DiT4DiT is a Vision-Action-Model (VAM) framework developed for robotic manipulation tasks that require joint understanding of visual dynamics and physical action sequences. It integrates video generation models—specifically diffusion-based transformers—with flow-matching techniques to predict robot actions directly from visual input. Unlike traditional pipelines that separate perception and control, DiT4DiT unifies them into a single end-to-end model capable of generalizing across manipulation tasks without task-specific retraining. The project targets two main operational scales: tabletop setups (e.g., cup stacking, drawer opening) and full humanoid robot control (e.g., shelf organization, chair relocation). According to its README, it is the first VAM to achieve real-time whole-body control of humanoid robots—a distinction rooted in its architectural design and inference efficiency.

Core features

  • Joint video-action modeling: Uses a DiT (Diffusion Transformer) backbone to generate future video frames while simultaneously predicting action trajectories via flow matching.
  • Generalizable policies: A single trained model handles diverse tabletop tasks—no per-task fine-tuning required.
  • Whole-body control support: Designed for Unitree G1 humanoid robots, enabling autonomous execution of complex physical workflows at 1× real-time speed.
  • Modular project structure: Code is organized into clear submodules under DiT4DiT/, with separate logic for simulation, real-robot deployment, and data handling.
  • Open research artifacts: Includes training scripts, evaluation metrics, and pre-rendered demo videos—though full training code for Unitree G1 tasks is still pending (listed under TODOs).

Getting it running
The repository is written in Python and hosted on GitHub at Mondo-Robotics/DiT4DiT. As of the initial release on 2026-04-15, the README outlines setup steps but does not yet provide complete installation instructions or dependency lists. There are no requirements.txt, Dockerfile, or setup.py files visible in the public repo structure described. The project structure shows a top-level DiT4DiT/ directory, suggesting that usage begins by cloning the repo and navigating into that folder. The README references both simulation and real-robot execution paths, but concrete commands (e.g., python -m DiT4DiT.simulate --task cups) are not documented in the provided context. Users should expect to rely on the arXiv paper (2603.10448) and the project page for architectural details and usage patterns until full documentation is added.

Who this is for
Researchers and engineers working at the intersection of robotics, vision-language models, and generative AI may find DiT4DiT relevant—particularly those exploring unified perception-action frameworks for manipulation. Its focus on generalization across tasks and real-time whole-body control makes it suitable for labs evaluating scalable robot policy learning, especially with Unitree G1 hardware. It is not intended for production deployment in unstructured environments: the demos shown are constrained to controlled settings (e.g., fixed camera angles, known object geometries, simulated or teleoperated initialization), and the repository lacks safety wrappers, hardware abstraction layers, or ROS integration notes. If you want a plug-and-play robot controller or a tool for rapid prototyping outside the specified hardware and task scope, this is not yet that tool.

How it compares
DiT4DiT differs from video-prediction models like PredRNN or PhyDNet by embedding action prediction directly into the generative process rather than treating it as a downstream regression head. It also diverges from behavior-cloning approaches (e.g., RT-1, Act-1) by avoiding explicit action tokenization and instead using continuous flow matching—potentially improving temporal coherence. Compared to other VAMs such as OpenVLA or RoboTwin, DiT4DiT emphasizes real-time inference on humanoid platforms and does not rely on large-scale web-scraped robot datasets. However, it is narrower in scope: it does not support multi-modal instruction following (e.g., language commands), lacks integration with foundation models like Llama or Phi-3, and has no public checkpoint releases as of the initial code drop. It is also heavier than lightweight imitation learning baselines like BC-Z or RVT, given its DiT backbone and video-generation overhead.

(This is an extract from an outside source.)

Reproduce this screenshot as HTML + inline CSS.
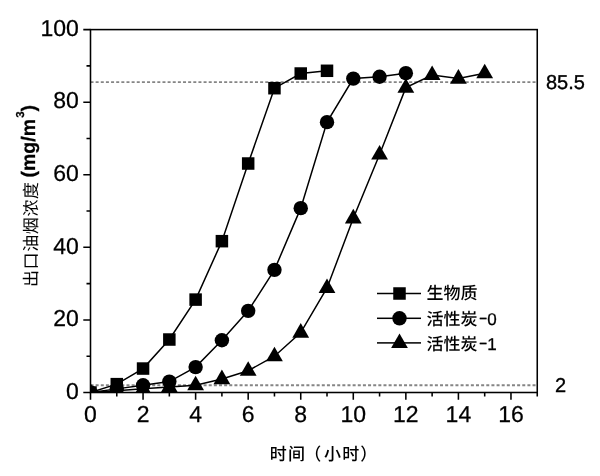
<!DOCTYPE html>
<html lang="zh-CN">
<head>
<meta charset="utf-8">
<title>出口油烟浓度</title>
<style>
html,body{margin:0;padding:0;background:#fff;}
body{width:600px;height:476px;overflow:hidden;}
svg{display:block;}
text{font-family:"Liberation Sans", "Noto Sans CJK SC", sans-serif;fill:#000;text-rendering:geometricPrecision;}
.tick{font-size:23px;stroke:#000;stroke-width:0.25px;}
.rl{font-size:20px;stroke:#000;stroke-width:0.35px;}
.lab{font-size:17px;font-weight:500;letter-spacing:1.1px;}
.ylab{font-size:17px;font-weight:400;letter-spacing:0.6px;}
.bold{font-weight:bold;font-size:19.5px;letter-spacing:0;stroke:#000;stroke-width:0.25px;}
.sup{font-size:11.5px;}
.leg{font-size:17px;font-weight:500;}
.hw{font-weight:normal;stroke:#000;stroke-width:0.3px;}
</style>
</head>
<body>
<svg width="600" height="476" viewBox="0 0 600 476">
<rect width="600" height="476" fill="#fff"/>
<defs><clipPath id="plot"><rect x="90.5" y="29.6" width="458.75" height="362.90"/></clipPath></defs>
<line x1="90.5" x2="537.25" y1="82.22" y2="82.22" stroke="#858585" stroke-width="1.8" stroke-dasharray="3 2.14"/>
<line x1="90.5" x2="537.25" y1="385.24" y2="385.24" stroke="#858585" stroke-width="1.8" stroke-dasharray="3 2.14"/>
<g clip-path="url(#plot)">
<polyline points="90.50,392.50 116.78,384.15 143.06,368.55 169.34,339.52 195.62,299.60 221.90,241.17 248.18,163.51 274.46,88.21 300.74,73.51 327.01,70.79" fill="none" stroke="#000" stroke-width="1.5"/>
<polyline points="90.50,392.50 116.78,388.87 143.06,385.24 169.34,381.61 195.62,367.10 221.90,340.24 248.18,310.85 274.46,269.84 300.74,208.15 327.01,122.14 353.29,78.59 379.57,76.78 405.85,73.15" fill="none" stroke="#000" stroke-width="1.5"/>
<polyline points="90.50,392.50 116.78,390.69 143.06,388.87 169.34,387.06 195.62,385.24 221.90,379.07 248.18,370.73 274.46,356.21 300.74,332.62 327.01,287.98 353.29,218.31 379.57,154.44 405.85,87.66 432.13,74.96 458.41,78.59 484.69,73.15" fill="none" stroke="#000" stroke-width="1.5"/>
<g fill="#000">
<rect x="84.25" y="386.25" width="12.5" height="12.5"/>
<rect x="110.53" y="377.90" width="12.5" height="12.5"/>
<rect x="136.81" y="362.30" width="12.5" height="12.5"/>
<rect x="163.09" y="333.27" width="12.5" height="12.5"/>
<rect x="189.37" y="293.35" width="12.5" height="12.5"/>
<rect x="215.65" y="234.92" width="12.5" height="12.5"/>
<rect x="241.93" y="157.26" width="12.5" height="12.5"/>
<rect x="268.21" y="81.96" width="12.5" height="12.5"/>
<rect x="294.49" y="67.26" width="12.5" height="12.5"/>
<rect x="320.76" y="64.54" width="12.5" height="12.5"/>
<circle cx="90.50" cy="392.50" r="7.2"/>
<circle cx="116.78" cy="388.87" r="7.2"/>
<circle cx="143.06" cy="385.24" r="7.2"/>
<circle cx="169.34" cy="381.61" r="7.2"/>
<circle cx="195.62" cy="367.10" r="7.2"/>
<circle cx="221.90" cy="340.24" r="7.2"/>
<circle cx="248.18" cy="310.85" r="7.2"/>
<circle cx="274.46" cy="269.84" r="7.2"/>
<circle cx="300.74" cy="208.15" r="7.2"/>
<circle cx="327.01" cy="122.14" r="7.2"/>
<circle cx="353.29" cy="78.59" r="7.2"/>
<circle cx="379.57" cy="76.78" r="7.2"/>
<circle cx="405.85" cy="73.15" r="7.2"/>
<path d="M90.50 383.00L98.90 397.60H82.10Z"/>
<path d="M116.78 381.19L125.18 395.79H108.38Z"/>
<path d="M143.06 379.37L151.46 393.97H134.66Z"/>
<path d="M169.34 377.56L177.74 392.16H160.94Z"/>
<path d="M195.62 375.74L204.02 390.34H187.22Z"/>
<path d="M221.90 369.57L230.30 384.17H213.50Z"/>
<path d="M248.18 361.23L256.58 375.83H239.78Z"/>
<path d="M274.46 346.71L282.86 361.31H266.06Z"/>
<path d="M300.74 323.12L309.14 337.72H292.34Z"/>
<path d="M327.01 278.48L335.41 293.08H318.61Z"/>
<path d="M353.29 208.81L361.69 223.41H344.89Z"/>
<path d="M379.57 144.94L387.97 159.54H371.17Z"/>
<path d="M405.85 78.16L414.25 92.76H397.45Z"/>
<path d="M432.13 65.46L440.53 80.06H423.73Z"/>
<path d="M458.41 69.09L466.81 83.69H450.01Z"/>
<path d="M484.69 63.65L493.09 78.25H476.29Z"/>
</g>
</g>
<rect x="90.5" y="29.6" width="446.75" height="362.90" fill="none" stroke="#000" stroke-width="1.55"/>
<path d="M90.50 392.5v7.2M116.78 392.5v4M143.06 392.5v7.2M169.34 392.5v4M195.62 392.5v7.2M221.90 392.5v4M248.18 392.5v7.2M274.46 392.5v4M300.74 392.5v7.2M327.01 392.5v4M353.29 392.5v7.2M379.57 392.5v4M405.85 392.5v7.2M432.13 392.5v4M458.41 392.5v7.2M484.69 392.5v4M510.97 392.5v7.2M537.25 392.5v4M90.5 392.50h-7.2M90.5 356.21h-4M90.5 319.92h-7.2M90.5 283.63h-4M90.5 247.34h-7.2M90.5 211.05h-4M90.5 174.76h-7.2M90.5 138.47h-4M90.5 102.18h-7.2M90.5 65.89h-4M90.5 29.60h-7.2" stroke="#000" stroke-width="1.55" fill="none"/>
<text class="tick" x="90.50" y="421.6" text-anchor="middle">0</text>
<text class="tick" x="143.06" y="421.6" text-anchor="middle">2</text>
<text class="tick" x="195.62" y="421.6" text-anchor="middle">4</text>
<text class="tick" x="248.18" y="421.6" text-anchor="middle">6</text>
<text class="tick" x="300.74" y="421.6" text-anchor="middle">8</text>
<text class="tick" x="353.29" y="421.6" text-anchor="middle">10</text>
<text class="tick" x="405.85" y="421.6" text-anchor="middle">12</text>
<text class="tick" x="458.41" y="421.6" text-anchor="middle">14</text>
<text class="tick" x="510.97" y="421.6" text-anchor="middle">16</text>
<text class="tick" x="78.8" y="398.70" text-anchor="end">0</text>
<text class="tick" x="78.8" y="326.12" text-anchor="end">20</text>
<text class="tick" x="78.8" y="253.54" text-anchor="end">40</text>
<text class="tick" x="78.8" y="180.96" text-anchor="end">60</text>
<text class="tick" x="78.8" y="108.38" text-anchor="end">80</text>
<text class="tick" x="78.8" y="35.80" text-anchor="end">100</text>
<g fill="#000">
<rect x="377" y="292.75" width="44" height="1.5"/>
<rect x="393.25" y="287.25" width="12.5" height="12.5"/>
<rect x="377" y="317.55" width="44" height="1.5"/>
<circle cx="399.50" cy="318.30" r="7.2"/>
<rect x="377" y="342.15" width="44" height="1.5"/>
<path d="M399.50 333.40L407.90 348.00H391.10Z"/>
</g>
<text class="leg" x="426.4" y="299">生物质</text>
<text class="leg" x="426.4" y="324.5">活性炭<tspan class="hw" dx="1.4" dy="-1.6" textLength="8.8" lengthAdjust="spacingAndGlyphs">-</tspan><tspan class="hw" dx="-0.4" dy="1.6">0</tspan></text>
<text class="leg" x="426.4" y="349.5">活性炭<tspan class="hw" dx="1.4" dy="-1.6" textLength="8.8" lengthAdjust="spacingAndGlyphs">-</tspan><tspan class="hw" dx="-0.4" dy="1.6">1</tspan></text>
<text class="rl" x="546" y="89">85.5</text>
<text class="rl" x="555" y="392">2</text>
<text class="lab" x="269.8" y="460.4">时间<tspan dx="-1.8">（</tspan><tspan dx="1.8">小时）</tspan></text>
<text class="ylab" transform="translate(36.7 287) rotate(-90)">出口油烟浓度<tspan class="bold" x="109.5" y="-1.5">(mg/m</tspan><tspan class="bold sup" x="169.2" y="-12.3">3</tspan><tspan class="bold" y="-1.5">)</tspan></text>
</svg>
</body>
</html>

The repository has 224 stars and is licensed under MIT. It is actively maintained, with recent updates tied to the arXiv preprint and demo releases. While the core idea—unifying video dynamics and action prediction in a single transformer—is clearly articulated, the current codebase serves more as a research artifact than a fully documented framework. For now, it provides working demos, structural clarity, and a clear research direction—not a turnkey robot control stack. The project homepage and arXiv paper remain the most complete sources of technical detail.